Friday, September 21, 2007

Washed up

The great Cornel West (one of my teachers!) came to New School yesterday to help launch a new book by one of our star faculty, Simon Critchley. Long story short: I ain't buyin' the book. The philosophical tradition from which he writes came out of the discussion seeming bloodless and loveless.

Simon started portentously: ancient philosophy began with wonder, my philosophy begins with disappointment. Religious disappointment ("God is dead") and political disappointment (the failure of left ideals). The options before us seem to be varieties of "passive and active nihilism": "military neoliberalism" (the US status quo), "neo-leninism" (terrorist attempts to upset the world order) and - his preference - "neo-anarchism," a chastened refusal to be coopted by the state while still working within it, hoping that spontaneous groups will come together into a popular front. What's to motivate this unpromising movement (Simon thinks the neoliberals will win; the system's designed to maintain perpetual disappointment) is a sense of the "infinite demand" of ethics and the habit of laughing at ourselves emerging from having learned from Socrates and Montaigne how to die.

Cornel was flattering about "brother Simon" with whom he shares a deep concern for the pervasive nihilism of modern life, but Simon's proposal vanished like a soap bubble as soon as Cornel called him on starting with disappointment. That's a Romantic thing, said Cornel, deftly contextualizing it in late German idealism. As an African-American he doesn't expect the world to make sense, and so he isn't disappointed when it doesn't. Sad, yes, and angry. But not disappointed. Ethics and politics shouldn't be based in mourning for something which may never have existed, and is better built on the experience of love of the least of these.

I can't do justice to the discussion but by the end of it I was persuaded that Simon's approach, and the post-post-modern philosophy from which he draws his inspiration, has lost all contact with the world. The best response to his view came in the answer a school teacher in the audience offered to a question from another school teacher which Simon had not taken seriously.
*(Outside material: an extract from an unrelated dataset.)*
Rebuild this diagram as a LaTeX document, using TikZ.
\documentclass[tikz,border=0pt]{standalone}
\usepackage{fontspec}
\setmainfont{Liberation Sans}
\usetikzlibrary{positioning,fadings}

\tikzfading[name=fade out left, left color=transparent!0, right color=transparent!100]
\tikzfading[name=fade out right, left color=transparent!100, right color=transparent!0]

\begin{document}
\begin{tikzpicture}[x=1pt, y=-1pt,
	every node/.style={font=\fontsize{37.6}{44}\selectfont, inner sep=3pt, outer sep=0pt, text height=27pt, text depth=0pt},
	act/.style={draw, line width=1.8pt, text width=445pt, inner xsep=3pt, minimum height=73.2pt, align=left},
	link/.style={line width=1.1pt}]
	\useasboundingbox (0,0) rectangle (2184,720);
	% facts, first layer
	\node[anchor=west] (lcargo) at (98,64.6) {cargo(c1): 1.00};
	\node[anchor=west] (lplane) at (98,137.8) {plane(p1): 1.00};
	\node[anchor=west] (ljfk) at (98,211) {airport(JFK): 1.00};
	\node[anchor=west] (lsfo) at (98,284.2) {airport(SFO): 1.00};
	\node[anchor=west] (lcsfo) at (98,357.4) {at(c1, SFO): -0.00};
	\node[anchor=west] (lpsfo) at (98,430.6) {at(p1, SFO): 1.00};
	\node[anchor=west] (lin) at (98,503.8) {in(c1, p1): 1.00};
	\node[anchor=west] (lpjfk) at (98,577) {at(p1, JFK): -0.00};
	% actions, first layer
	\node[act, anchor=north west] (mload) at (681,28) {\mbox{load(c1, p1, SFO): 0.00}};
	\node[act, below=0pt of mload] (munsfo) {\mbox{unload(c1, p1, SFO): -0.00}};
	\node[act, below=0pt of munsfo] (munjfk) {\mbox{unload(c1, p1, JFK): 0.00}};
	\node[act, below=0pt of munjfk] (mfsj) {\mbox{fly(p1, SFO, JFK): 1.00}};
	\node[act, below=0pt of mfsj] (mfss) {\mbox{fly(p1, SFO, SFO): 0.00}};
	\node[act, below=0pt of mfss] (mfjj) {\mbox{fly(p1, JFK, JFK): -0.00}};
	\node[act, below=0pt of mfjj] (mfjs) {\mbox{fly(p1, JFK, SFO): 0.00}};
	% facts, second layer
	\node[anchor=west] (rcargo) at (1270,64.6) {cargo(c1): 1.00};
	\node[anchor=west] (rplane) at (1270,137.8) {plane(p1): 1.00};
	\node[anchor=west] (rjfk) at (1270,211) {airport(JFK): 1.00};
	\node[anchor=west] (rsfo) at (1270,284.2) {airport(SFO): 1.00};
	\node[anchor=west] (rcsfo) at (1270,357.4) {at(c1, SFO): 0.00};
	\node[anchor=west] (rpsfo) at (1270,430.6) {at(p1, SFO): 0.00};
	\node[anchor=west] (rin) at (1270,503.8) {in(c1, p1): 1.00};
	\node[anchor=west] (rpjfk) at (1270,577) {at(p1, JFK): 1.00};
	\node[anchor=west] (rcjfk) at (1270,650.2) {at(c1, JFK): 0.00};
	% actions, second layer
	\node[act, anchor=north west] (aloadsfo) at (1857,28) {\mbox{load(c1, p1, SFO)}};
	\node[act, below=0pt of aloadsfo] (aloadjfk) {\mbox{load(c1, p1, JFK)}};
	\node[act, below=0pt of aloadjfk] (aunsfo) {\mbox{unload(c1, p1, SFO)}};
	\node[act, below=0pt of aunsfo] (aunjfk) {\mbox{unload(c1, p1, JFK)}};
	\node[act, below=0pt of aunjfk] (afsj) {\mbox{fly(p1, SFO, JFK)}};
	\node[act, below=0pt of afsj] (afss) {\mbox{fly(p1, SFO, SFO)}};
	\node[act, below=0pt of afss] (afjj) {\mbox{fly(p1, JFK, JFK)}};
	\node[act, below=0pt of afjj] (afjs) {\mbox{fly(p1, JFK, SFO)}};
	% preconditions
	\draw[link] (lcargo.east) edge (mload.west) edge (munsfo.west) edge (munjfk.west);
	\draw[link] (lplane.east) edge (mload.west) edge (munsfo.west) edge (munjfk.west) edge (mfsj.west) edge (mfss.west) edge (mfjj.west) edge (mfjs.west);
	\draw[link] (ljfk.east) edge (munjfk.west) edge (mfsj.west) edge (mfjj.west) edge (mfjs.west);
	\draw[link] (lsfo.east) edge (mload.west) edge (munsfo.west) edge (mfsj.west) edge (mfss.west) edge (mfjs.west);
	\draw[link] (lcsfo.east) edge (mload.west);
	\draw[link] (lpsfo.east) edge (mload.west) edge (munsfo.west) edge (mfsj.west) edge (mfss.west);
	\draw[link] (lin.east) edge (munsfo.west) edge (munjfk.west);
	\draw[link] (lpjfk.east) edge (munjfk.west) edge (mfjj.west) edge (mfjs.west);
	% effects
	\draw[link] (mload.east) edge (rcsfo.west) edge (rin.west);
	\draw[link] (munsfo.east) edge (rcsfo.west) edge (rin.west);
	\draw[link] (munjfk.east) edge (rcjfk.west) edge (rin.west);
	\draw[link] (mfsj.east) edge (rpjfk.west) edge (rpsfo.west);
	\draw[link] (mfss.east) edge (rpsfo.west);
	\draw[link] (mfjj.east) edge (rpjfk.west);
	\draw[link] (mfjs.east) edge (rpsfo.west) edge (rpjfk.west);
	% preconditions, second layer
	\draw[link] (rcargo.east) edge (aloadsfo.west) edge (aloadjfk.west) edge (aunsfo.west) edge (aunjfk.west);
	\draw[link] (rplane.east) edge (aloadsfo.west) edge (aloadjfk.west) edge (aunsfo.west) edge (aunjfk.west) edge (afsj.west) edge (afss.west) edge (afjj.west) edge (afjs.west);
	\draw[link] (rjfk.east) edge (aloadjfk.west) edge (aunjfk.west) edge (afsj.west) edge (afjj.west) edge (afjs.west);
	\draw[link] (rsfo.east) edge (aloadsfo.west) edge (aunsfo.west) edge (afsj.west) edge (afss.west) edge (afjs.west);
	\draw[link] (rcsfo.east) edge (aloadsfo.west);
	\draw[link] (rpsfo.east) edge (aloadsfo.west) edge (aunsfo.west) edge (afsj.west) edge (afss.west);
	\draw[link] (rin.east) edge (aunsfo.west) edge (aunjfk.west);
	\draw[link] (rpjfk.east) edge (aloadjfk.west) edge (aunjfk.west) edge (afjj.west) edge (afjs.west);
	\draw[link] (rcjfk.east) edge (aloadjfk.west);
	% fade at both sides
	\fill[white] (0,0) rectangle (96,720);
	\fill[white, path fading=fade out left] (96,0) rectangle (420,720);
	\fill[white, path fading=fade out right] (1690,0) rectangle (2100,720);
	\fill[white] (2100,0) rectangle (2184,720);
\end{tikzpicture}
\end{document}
The question was: what do you teach young people when you are yourself heart-broken over human prospects (my paraphrase)? Simon had answered "tell them the truth, or they'll find you out" and moved on. The second teacher - he teaches elementary school - spoke of how students and teacher find and learn hope in each other, in the very process of learning together. As he spoke I could just feel the love which informs and is enriched by his teaching - the love Cornel had spoken of - and could sense nothing remotely like it in Simon's chilly sophistries.